[Source code of charts]

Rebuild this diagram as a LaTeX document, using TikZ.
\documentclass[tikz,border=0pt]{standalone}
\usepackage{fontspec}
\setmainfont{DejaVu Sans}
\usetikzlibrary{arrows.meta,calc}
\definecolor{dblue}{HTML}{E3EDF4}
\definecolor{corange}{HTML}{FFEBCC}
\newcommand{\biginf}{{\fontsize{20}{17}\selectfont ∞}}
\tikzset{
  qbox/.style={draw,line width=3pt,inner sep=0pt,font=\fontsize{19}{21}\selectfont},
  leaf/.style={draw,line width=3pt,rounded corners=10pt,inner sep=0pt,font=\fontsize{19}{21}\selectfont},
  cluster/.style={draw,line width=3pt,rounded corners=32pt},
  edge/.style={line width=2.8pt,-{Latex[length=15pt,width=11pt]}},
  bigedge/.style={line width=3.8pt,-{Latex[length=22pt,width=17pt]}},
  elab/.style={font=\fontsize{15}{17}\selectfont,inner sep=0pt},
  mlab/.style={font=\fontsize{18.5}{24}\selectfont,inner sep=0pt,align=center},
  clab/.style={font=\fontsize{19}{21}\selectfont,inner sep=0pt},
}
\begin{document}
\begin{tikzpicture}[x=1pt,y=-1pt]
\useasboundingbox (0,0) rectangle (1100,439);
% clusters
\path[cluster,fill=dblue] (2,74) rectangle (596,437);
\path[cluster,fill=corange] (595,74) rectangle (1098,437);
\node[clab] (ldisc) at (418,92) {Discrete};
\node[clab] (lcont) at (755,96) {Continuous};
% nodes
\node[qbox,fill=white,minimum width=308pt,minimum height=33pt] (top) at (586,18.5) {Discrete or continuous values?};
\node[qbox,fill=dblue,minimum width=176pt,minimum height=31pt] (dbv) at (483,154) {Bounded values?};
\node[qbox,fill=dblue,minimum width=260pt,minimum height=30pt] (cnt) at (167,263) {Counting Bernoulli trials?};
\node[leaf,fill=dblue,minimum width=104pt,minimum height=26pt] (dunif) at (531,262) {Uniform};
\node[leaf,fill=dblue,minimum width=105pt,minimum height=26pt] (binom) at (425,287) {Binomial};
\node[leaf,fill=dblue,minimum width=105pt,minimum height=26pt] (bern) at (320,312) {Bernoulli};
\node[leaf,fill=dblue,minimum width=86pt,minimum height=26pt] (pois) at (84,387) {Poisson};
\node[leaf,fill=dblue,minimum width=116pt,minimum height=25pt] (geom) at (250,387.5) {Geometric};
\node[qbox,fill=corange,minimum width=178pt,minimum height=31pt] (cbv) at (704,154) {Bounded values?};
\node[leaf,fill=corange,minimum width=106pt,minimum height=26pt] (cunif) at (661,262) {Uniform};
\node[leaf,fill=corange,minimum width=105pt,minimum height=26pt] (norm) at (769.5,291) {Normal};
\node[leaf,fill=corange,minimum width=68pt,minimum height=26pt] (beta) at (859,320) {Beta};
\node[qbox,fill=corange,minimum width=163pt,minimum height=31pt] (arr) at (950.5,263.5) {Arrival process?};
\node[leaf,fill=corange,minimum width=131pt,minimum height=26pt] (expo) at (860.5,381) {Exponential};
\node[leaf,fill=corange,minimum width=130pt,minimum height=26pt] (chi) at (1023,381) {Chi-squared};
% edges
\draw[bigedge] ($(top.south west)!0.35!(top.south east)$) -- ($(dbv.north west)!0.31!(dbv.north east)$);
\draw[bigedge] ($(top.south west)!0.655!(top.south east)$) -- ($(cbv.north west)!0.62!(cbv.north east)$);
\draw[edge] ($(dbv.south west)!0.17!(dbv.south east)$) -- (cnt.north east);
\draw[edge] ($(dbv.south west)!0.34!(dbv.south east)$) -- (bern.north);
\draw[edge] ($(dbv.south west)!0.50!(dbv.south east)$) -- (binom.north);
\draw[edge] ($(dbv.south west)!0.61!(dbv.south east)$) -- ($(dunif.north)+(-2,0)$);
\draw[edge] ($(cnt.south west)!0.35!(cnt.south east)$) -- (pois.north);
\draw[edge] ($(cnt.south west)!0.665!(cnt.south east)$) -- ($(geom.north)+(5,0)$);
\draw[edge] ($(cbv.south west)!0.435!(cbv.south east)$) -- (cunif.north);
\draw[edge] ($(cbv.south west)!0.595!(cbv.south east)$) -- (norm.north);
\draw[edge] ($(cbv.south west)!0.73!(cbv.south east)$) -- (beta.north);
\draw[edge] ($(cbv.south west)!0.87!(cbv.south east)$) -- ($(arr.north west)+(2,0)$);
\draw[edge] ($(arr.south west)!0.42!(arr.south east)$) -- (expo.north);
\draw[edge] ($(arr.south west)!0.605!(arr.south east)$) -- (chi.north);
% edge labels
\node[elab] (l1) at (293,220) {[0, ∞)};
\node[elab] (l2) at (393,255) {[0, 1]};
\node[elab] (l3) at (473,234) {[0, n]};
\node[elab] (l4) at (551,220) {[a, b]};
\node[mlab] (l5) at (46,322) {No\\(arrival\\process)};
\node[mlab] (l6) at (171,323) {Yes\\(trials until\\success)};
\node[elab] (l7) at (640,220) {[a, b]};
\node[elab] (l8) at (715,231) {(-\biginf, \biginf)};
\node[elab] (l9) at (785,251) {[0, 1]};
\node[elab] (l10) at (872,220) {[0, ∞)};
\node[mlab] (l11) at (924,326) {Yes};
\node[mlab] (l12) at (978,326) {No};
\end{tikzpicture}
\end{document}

...

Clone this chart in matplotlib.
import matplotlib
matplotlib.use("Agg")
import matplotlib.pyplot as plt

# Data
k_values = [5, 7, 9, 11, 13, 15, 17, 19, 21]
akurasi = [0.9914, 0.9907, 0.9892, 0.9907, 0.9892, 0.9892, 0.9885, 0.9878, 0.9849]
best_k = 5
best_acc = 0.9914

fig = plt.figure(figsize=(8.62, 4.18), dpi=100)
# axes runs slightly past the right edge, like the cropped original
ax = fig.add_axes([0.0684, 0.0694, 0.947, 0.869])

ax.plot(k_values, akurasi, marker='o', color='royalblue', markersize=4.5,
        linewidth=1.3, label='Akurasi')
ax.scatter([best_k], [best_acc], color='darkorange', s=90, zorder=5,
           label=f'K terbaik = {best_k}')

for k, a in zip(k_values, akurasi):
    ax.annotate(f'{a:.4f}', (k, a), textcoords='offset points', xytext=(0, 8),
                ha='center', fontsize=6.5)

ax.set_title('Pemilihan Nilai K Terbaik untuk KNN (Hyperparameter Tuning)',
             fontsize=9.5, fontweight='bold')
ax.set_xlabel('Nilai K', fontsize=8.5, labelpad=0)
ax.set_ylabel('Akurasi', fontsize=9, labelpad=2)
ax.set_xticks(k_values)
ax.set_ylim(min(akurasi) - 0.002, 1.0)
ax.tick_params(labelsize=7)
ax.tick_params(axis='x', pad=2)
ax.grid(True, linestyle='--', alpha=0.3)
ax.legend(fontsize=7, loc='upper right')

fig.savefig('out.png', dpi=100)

→ **What the exercise asks**
Repeat word for word the lines from the line with "Clone this chart in matplotlib." to the line with "best_acc = 0.9914", both lines included.

→ **Answer to the problem**
Clone this chart in matplotlib.
import matplotlib
matplotlib.use("Agg")
import matplotlib.pyplot as plt

# Data
k_values = [5, 7, 9, 11, 13, 15, 17, 19, 21]
akurasi = [0.9914, 0.9907, 0.9892, 0.9907, 0.9892, 0.9892, 0.9885, 0.9878, 0.9849]
best_k = 5
best_acc = 0.9914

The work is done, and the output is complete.